I think we have this jaded perception that once we change our Facebook statuses, we “win”. We now “get to” do things together that we hadn’t in the dating stage. We get to become physical, let our guard down, fall in love, and essentially give ourselves fully to the relationship, knowing that it is headed towards marriage. But what if is isn’t? What if we assume that any relationship we enter into isn’t going to end at the alter? Then why on earth would you even date that person in the first place? Because you can’t know who your husband or wife is after one date. You can’t even know who your husband or your wife is after several.

Yes, I do believe that there is this concept of a “feeling” that people get. I have heard several pastors stand on stage and describe the minute their wife walked into the room for the first time, God told him that they would be married. But sometimes I think we expect that feeling so much so that if we don’t get it, we think we should walk away. That is the problem with feelings. God can utilize feelings to urge us in our choices, just as much as He can use His Word, other people, and life experiences. But if we start to put too much of an emphasis on feelings alone we can begin to miss out on opportunities that perhaps Christ has blessed us with, or let go of ones that could be exactly what we need.

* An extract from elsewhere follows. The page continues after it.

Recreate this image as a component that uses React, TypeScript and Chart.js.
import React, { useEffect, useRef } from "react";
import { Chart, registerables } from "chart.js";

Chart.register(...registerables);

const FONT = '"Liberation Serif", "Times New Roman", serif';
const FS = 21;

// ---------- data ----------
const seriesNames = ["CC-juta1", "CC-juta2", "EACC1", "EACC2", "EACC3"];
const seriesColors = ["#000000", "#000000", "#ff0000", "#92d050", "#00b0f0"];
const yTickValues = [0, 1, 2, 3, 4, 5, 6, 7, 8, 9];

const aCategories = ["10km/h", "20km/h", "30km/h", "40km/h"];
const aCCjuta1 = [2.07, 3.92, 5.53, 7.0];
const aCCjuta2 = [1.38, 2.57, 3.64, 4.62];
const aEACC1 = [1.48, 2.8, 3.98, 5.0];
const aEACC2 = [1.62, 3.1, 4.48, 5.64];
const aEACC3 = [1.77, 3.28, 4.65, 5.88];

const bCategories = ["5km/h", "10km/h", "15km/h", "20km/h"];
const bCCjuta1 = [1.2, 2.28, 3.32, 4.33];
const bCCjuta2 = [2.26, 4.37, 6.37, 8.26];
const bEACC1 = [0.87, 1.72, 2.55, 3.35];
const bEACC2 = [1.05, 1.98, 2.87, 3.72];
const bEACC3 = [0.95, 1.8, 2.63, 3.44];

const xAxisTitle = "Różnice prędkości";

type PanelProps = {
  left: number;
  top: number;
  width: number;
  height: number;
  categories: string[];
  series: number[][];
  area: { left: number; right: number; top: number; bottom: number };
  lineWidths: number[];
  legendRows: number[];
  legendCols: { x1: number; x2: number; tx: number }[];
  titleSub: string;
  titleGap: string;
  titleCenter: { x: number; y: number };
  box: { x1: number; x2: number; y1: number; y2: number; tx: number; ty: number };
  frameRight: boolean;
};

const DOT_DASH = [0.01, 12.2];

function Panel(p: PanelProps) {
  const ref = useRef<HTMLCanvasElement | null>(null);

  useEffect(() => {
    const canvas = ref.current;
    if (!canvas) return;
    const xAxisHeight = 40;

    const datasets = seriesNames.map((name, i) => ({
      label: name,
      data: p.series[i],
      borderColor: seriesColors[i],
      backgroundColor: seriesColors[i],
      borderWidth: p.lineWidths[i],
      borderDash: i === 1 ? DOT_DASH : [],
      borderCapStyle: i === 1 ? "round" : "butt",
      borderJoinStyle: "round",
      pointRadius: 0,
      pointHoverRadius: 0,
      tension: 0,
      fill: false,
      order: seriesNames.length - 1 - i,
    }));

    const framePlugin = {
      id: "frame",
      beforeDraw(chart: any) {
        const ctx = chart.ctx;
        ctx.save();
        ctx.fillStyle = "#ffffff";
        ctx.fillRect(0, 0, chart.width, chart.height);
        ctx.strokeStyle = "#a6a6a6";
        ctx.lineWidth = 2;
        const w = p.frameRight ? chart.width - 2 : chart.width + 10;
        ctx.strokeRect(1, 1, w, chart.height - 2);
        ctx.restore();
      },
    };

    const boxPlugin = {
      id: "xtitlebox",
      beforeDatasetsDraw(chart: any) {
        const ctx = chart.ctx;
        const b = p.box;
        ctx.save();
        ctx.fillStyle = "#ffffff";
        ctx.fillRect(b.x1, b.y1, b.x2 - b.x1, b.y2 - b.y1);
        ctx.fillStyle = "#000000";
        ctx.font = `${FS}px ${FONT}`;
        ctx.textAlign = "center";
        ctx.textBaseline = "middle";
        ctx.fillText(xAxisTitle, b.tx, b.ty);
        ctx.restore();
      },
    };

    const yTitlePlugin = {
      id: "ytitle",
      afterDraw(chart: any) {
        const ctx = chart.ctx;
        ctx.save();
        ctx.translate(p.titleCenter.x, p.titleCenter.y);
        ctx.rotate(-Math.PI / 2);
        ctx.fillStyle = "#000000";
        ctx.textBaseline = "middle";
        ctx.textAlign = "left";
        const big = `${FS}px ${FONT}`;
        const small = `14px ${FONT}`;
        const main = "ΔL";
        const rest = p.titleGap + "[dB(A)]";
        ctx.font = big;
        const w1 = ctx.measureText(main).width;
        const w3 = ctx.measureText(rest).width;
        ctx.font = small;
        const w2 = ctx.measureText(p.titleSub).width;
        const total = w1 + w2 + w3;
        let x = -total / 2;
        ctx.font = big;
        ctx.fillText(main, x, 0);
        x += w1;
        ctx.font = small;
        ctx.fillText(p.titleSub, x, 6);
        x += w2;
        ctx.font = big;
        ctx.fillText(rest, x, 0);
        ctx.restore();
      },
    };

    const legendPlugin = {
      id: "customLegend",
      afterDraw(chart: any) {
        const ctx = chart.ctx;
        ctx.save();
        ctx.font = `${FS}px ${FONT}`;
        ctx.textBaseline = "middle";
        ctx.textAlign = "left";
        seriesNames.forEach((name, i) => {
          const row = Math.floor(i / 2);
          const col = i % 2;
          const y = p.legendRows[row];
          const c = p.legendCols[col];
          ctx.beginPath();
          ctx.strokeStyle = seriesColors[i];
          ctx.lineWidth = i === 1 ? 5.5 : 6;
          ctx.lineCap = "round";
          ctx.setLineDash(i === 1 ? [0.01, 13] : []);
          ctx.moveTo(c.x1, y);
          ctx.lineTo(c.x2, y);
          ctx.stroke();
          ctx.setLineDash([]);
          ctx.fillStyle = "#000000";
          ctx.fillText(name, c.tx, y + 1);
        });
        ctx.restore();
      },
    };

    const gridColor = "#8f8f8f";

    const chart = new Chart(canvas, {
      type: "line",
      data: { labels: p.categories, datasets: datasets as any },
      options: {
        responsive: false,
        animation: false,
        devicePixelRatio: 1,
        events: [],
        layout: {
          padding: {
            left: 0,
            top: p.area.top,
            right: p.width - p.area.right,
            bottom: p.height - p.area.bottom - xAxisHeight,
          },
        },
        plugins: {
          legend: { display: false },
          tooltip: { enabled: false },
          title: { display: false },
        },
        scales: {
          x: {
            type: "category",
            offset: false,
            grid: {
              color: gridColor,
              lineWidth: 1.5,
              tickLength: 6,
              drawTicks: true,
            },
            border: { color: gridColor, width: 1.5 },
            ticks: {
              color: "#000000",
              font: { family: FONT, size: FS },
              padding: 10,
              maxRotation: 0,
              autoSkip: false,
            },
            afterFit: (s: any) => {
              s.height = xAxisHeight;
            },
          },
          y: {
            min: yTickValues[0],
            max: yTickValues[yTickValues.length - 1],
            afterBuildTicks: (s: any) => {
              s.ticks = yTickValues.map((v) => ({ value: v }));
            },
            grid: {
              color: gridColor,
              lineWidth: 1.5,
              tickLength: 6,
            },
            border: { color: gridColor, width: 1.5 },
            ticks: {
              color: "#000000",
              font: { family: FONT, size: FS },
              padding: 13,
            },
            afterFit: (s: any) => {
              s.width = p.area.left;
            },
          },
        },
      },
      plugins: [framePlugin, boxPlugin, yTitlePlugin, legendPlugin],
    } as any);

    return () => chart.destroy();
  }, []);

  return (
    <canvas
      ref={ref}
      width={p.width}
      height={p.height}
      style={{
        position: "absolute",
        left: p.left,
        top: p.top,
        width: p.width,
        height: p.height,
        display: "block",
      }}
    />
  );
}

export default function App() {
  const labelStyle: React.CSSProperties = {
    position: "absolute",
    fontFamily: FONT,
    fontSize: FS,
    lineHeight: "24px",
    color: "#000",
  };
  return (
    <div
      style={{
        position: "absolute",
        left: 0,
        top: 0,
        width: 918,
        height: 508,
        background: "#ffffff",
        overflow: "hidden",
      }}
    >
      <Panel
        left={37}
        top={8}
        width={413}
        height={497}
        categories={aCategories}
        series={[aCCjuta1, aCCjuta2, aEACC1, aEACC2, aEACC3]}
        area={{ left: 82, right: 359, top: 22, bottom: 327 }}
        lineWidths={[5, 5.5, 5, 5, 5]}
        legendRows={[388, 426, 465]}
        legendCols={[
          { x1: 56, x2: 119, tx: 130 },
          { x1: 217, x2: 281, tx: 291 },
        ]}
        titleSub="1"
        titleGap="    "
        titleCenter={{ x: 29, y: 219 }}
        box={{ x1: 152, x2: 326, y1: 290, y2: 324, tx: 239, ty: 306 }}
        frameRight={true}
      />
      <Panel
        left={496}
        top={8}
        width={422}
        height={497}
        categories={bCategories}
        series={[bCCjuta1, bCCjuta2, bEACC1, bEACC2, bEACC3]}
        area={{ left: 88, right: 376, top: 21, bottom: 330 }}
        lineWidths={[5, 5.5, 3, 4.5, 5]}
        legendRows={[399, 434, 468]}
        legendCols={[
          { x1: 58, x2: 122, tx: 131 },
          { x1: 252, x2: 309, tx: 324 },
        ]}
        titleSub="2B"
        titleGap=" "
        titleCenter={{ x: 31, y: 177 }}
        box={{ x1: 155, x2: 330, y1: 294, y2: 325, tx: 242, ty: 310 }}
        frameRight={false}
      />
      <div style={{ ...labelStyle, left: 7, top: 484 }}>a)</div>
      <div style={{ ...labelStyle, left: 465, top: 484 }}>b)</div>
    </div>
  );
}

I have seen so many friends wait for that feeling. I had a friend once who thought she had that feeling with this one guy, who turned out to be a total jerk after playing games with her through their entire relationship, eventually leading to a broken heart. She explained that she thought he was the one, but now is happily married to an entirely different person. My question that I have been wrestling with is what if that feeling doesn’t come. Or, what if that feeling comes when we least expect it?

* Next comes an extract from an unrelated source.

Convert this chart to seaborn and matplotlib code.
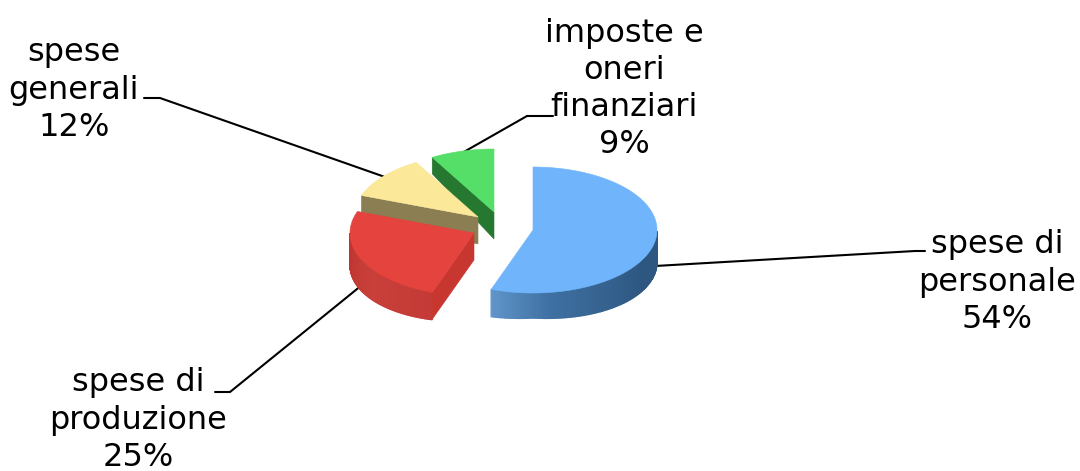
import numpy as np
import matplotlib
matplotlib.use("Agg")
import matplotlib.pyplot as plt
import seaborn as sns

categories = ["spese di\npersonale", "spese di\nproduzione", "spese\ngenerali", "imposte e\noneri\nfinanziari"]
values = [54, 25, 12, 9]

top_colors = ["#70B5FB", "#E4433E", "#FBE898", "#55DE68"]
cut_colors = [None, "#C7372F", "#8A7E52", "#26772F"]
wall_colors = [["#5F95C9", "#3F70A3", "#35628F", "#2D5680", "#2D5680"], ["#C43A36", "#C9403B", "#BE3430"],
               ["#8A7E52", "#8A7E52"], ["#26772F", "#26772F"]]
centres = [(533, 230), (474, 233), (478, 217), (494, 212)]
label_pos = [(997, 282), (138, 420), (74, 90), (624, 89)]
leaders = [([655, 915, 925], [266, 251, 251]), ([362, 230, 215], [285, 392, 392]),
           ([385, 160, 144], [177, 98, 98]), ([462, 527, 553], [153, 116, 116])]
RX, RY, DEPTH = 124, 63, 27

sns.set_theme(style="white")
plt.rcParams["font.family"] = ["DejaVu Sans"]
fig = plt.figure(figsize=(10.8, 4.71), dpi=100)
ax = fig.add_axes([0, 0, 1, 1])
ax.set_xlim(0, 1080)
ax.set_ylim(471, 0)
ax.axis("off")


def view_angle(t):
    """Clockwise sweep from 12 o'clock (deg) to the seen angle of the tilted pie."""
    r = np.radians(t)
    return 90 - t - (4.35 * (1 - np.cos(r)) / 2 - 4.09 * np.sin(r))


def rim(c, phi):
    p = np.radians(phi)
    return c[0] + RX * np.cos(p), c[1] - RY * np.sin(p)


def depth(phi):
    return DEPTH * (1 - 0.45 * np.clip(np.sin(np.radians(phi)), 0, None))


def wall_depth(phi):
    return 25 + 7 * np.abs(np.cos(np.radians(phi)))


for xs, ys in leaders:
    ax.plot(xs, ys, color="black", lw=1.5, zorder=1, solid_joinstyle="miter")

edges = np.cumsum([0] + values) / sum(values) * 360
order = [3, 2, 1, 0]
for z, i in enumerate(order):
    c = centres[i]
    t = np.linspace(edges[i], edges[i + 1], 160)
    phi = view_angle(t)
    x, y = rim(c, phi)
    zo = 2 + z
    # outer wall, lower half only
    idx = np.where(np.sin(np.radians(phi)) <= 0)[0]
    if len(idx) > 1 and i < 2:
        pal = sns.blend_palette(wall_colors[i], len(idx))
        order_idx = idx[::-1] if i == 0 else idx
        for k, (a, b) in enumerate(zip(order_idx[:-1], order_idx[1:])):
            da, db = wall_depth(phi[a]), wall_depth(phi[b])
            ax.fill([x[a], x[b], x[b], x[a]],
                    [y[a], y[b], y[b] + db, y[a] + da],
                    color=pal[k], lw=1.0, zorder=zo)
    # visible cut face, at the leading edge of the slice
    if cut_colors[i] is not None:
        px, py = (x[0], y[0])
        d_out = depth(phi[0])
        ax.fill([c[0], px, px, c[0]], [c[1], py, py + d_out, c[1] + DEPTH],
                color=cut_colors[i], lw=0.4, zorder=zo)
    ax.fill(np.r_[c[0], x], np.r_[c[1], y], color=top_colors[i], lw=0.4, zorder=zo + 0.5)

for cat, val, (lx, ly) in zip(categories, values, label_pos):
    lines = f"{cat}\n{val}%"
    ax.text(lx, ly, lines, ha="center", va="center", ma="center", fontsize=23, color="black",
            linespacing=1.25, zorder=10)

fig.savefig("out.png", dpi=100, facecolor="white")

I have another friend who explains that her and her husband now started out as friends, not even thinking of one another romantically. It wasn’t until far into their relationship that she could even envision marrying him, but now they are happily married. She explained that it took time, and investing in one another to really know if they were someone to join in life with.

It makes me nervous to think that we aren’t maintaining the same mentality through dating that we are through a relationship. I don’t know where God is going to call me after graduation in May. I don’t know if my relationship will remain long distance for more than this year, or if God will beautifully orchestrate our plans to fit together. But if God has already led me to where I am with my boyfriend now, then why not trust that He will continue to move?

In trusting in that alone, I am also readying my heart to listen. My boyfriend is first and foremost God’s son. He has a plan, giftings, and a will by God to do what he has been called to do. I will always view him as God’s son before he is ever my boyfriend. I am not taking ownership for someone who isn’t mine, and not expecting my plan to be the one that he follows. In return, he gives me the same respect in understanding that God has called me to minister to college women, and our relationship is centered on building one another up in Christ, and letting God take hold of this relationship.

Obviously it is far easier for me to say that I am doing that, because you have to remember this is fresh and new. Some of you will read this and claim that I am naïve. You are exactly right. I am naïve, I have never done this before. But my prayer isn’t that I’m telling you how to live your lives, but that you watch the journey I am on through these discoveries, and hopefully take hold of some of the truth that comes out of them.

In viewing my boyfriend in such a way, I can’t give an answer when asked how it will end. I have my desire and my hope, but I can’t predict what is going to happen, and that would be true if he lived down the street or four hundred miles away from me. What I can do is assure you that I am not living in a way that suggests I do know the future. I think this is how relationships often work. We act as though we know exactly how it is going to end. I don’t. I am not going to pretend I do and that is why I have still maintained boundaries in my emotional, physical, and spiritual aspects of my time in relationship.

I am letting my guard down. But just because you let your guard down doesn’t necessarily mean that you give yourself away. Think of a castle. There is a drawbridge that lets visitors cross over into the kingdom, but the kingdom is still protected by men, walls, and a gate. Even once the gate is up, there are still several procedures a visitor must go through before entering the court. It requires time, a process, and investing in one another in a healthy way. I just started a relationship. I don’t want to hold my boyfriend’s heart in my hands, I am nowhere near equipped for that or vice versa. I pray that God holds his heart. I pray that God protects his heart and that I can love him by God’s love as well as my own through loving God and revealing to my boyfriend how Christ views him.

This may take all of the romance out of the picture for you. Where is the heat? The overwhelming attraction? The passion? The mystery? Honestly. I have had my fair share of heat, overwhelming attraction, passion, and mystery and I have been left not only hurt but also broken from it. I would way rather build a relationship based on God’s love, for when it comes to my own love I am jaded, sinful, selfish, and lustful. I pray that the romance comes through knowing and appreciating one another. I pray that the romance is steady, healthy, and growing. I pray that intimacy comes in time, through prayer and trust in God’s plan, and investing in one another. I don’t want to fast pass each beautiful stage of what relationship entails. I want to embrace it.

So there you have it. Things are changing for me each day, but I pray to walk through this as much as I did in my singleness with you, so that you can be the first to hear all that I am learning as a result. Just because I am taken doesn’t mean that my words aren’t valid in relation to living as a single woman. I still have some pretty quality experience, and perhaps now as I step into this new chapter of my life, you can watch God grow and stretch each one of my views in the next stage of what dating brings.

My hope and prayer for you today is that you challenge yourself with what romance should look like in your own life. I could be entirely wrong, I could be so far from what God’s idea of relationship should look like, but something tells me that there is nothing wrong with taking the time to figure that out! I’d way rather take a slow and steady pace before I rush past what Christ had intended for this season. Thanks for reading!